Un expert comptable en partie responsable du non paiement d'une cession de titres

CA Paris 30-11-2017 n° 16/22687

Un expert-comptable chargé de rédiger un acte de cession de titres consentie à crédit a engagé sa responsabilité à l'égard des cédants pour n'avoir pas proposé d'assortir la cession d'une garantie de paiement du prix ni même d'un terme pour ce paiement.

Après avoir transmis par donation à ses enfants la participation majoritaire qu'il détenait dans une société anonyme (SA), son PDG organise avec un expert-comptable la cession de cette société à un tiers. A cet effet, il constitue avec le tiers une société holding détenue à parts égales avec celui-ci, aux termes d'un acte établi par l'expert-comptable à la demande du PDG. Quelques mois plus tard, l'expert-comptable rédige un acte par lequel les enfants cèdent leurs actions dans la SA à la holding en lui consentant un crédit (crédit-vendeur) sur une part importante du prix de cession (environ 400 000 € sur près de 650 000 €). Le crédit-vendeur n'ayant été pas réglé et la holding ayant été mise en liquidation judiciaire, les cédants agissent en responsabilité contre l'expert pour manquement à son obligation de conseil.

La cour d'appel de Paris accueille leur action car l'expert ne leur a pas proposé d'assortir la cession d'une garantie de paiement du prix ni même d'un terme pour ce paiement. En effet, l'acte établi par l'expert ne fixait aucun terme et n'envisageait pas la mise en place de sûretés personnelles ou réelles (nantissement, cautionnement, garantie à première demande) pour garantir le règlement du crédit-vendeur, exposant ainsi les cédants à un risque de défaillance de la holding, caractérisée en l'espèce par sa mise en liquidation judiciaire. L'expert-comptable n'apportait pas la preuve d'avoir informé les cédants du risque de défaillance que leur faisait courir cette absence de garantie et ce manquement était à l'origine de l'impossibilité pour les cédants de récupérer le solde du prix de cession. Le préjudice des cédants s'analyse en une perte de chance de percevoir le solde du prix, chance que la cour évalue à 30 % car le PDG n'a pas tenu compte du conseil de l'expert lui recommandant de rester majoritaire au sein de la holding pour s'assurer du paiement du solde du prix ; en outre, les cédants n'étaient pas certains d'obtenir une garantie de paiement. La cour condamne donc l'expert à les indemniser à hauteur de 30 % des sommes leur restant dues.

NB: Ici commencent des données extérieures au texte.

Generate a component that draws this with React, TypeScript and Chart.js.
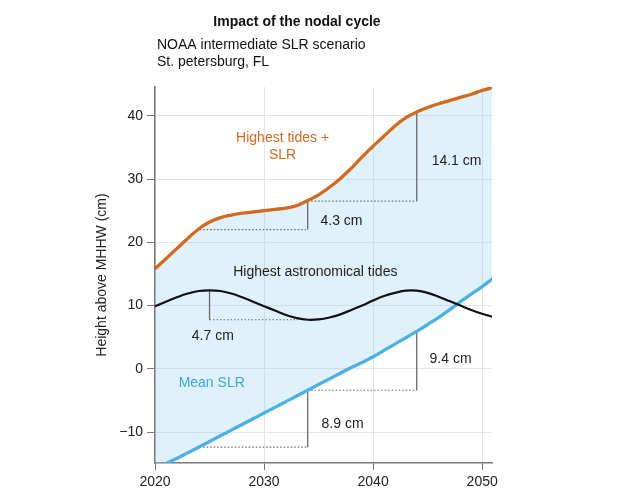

à noter : L'expert-comptable qui accepte, dans le cadre de ses activités juridiques accessoires, d'établir un acte pour le compte d'un client est tenu, en sa qualité de rédacteur (et même si, comme en l'espèce, aucune lettre de mission n'est établie entre lui et son client), d'informer et d'éclairer de manière complète toutes les parties à l'acte sur les effets, les implications et les risques que celui-ci comporte ainsi que sur la portée de l'opération projetée. A par exemple engagé sa responsabilité à l'égard d'un acquéreur de titres un expert-comptable qui ne l'a pas alerté sur la nécessité d'exiger des garanties, en l'absence de comptes récents lui permettant d'apprécier le passif de la société (CA Versailles 2-2-2017 n° 05/1149 : RJDA 3/08 n° 280). Il en est de même d'un expert-comptable dont la carence a conduit un acquéreur à accepter un prix de cession exagéré sans disposer de recours contre le cédant (Cass. com. 2-5-2017 n° 05-21.295 F-D : RJDA 4/08 n° 420). Dans l'affaire ci-dessus, c'est à l'égard des cédants, et non de l'acquéreur, que l'expert-comptable avait engagé sa responsabilité pour manquement à son obligation de conseil.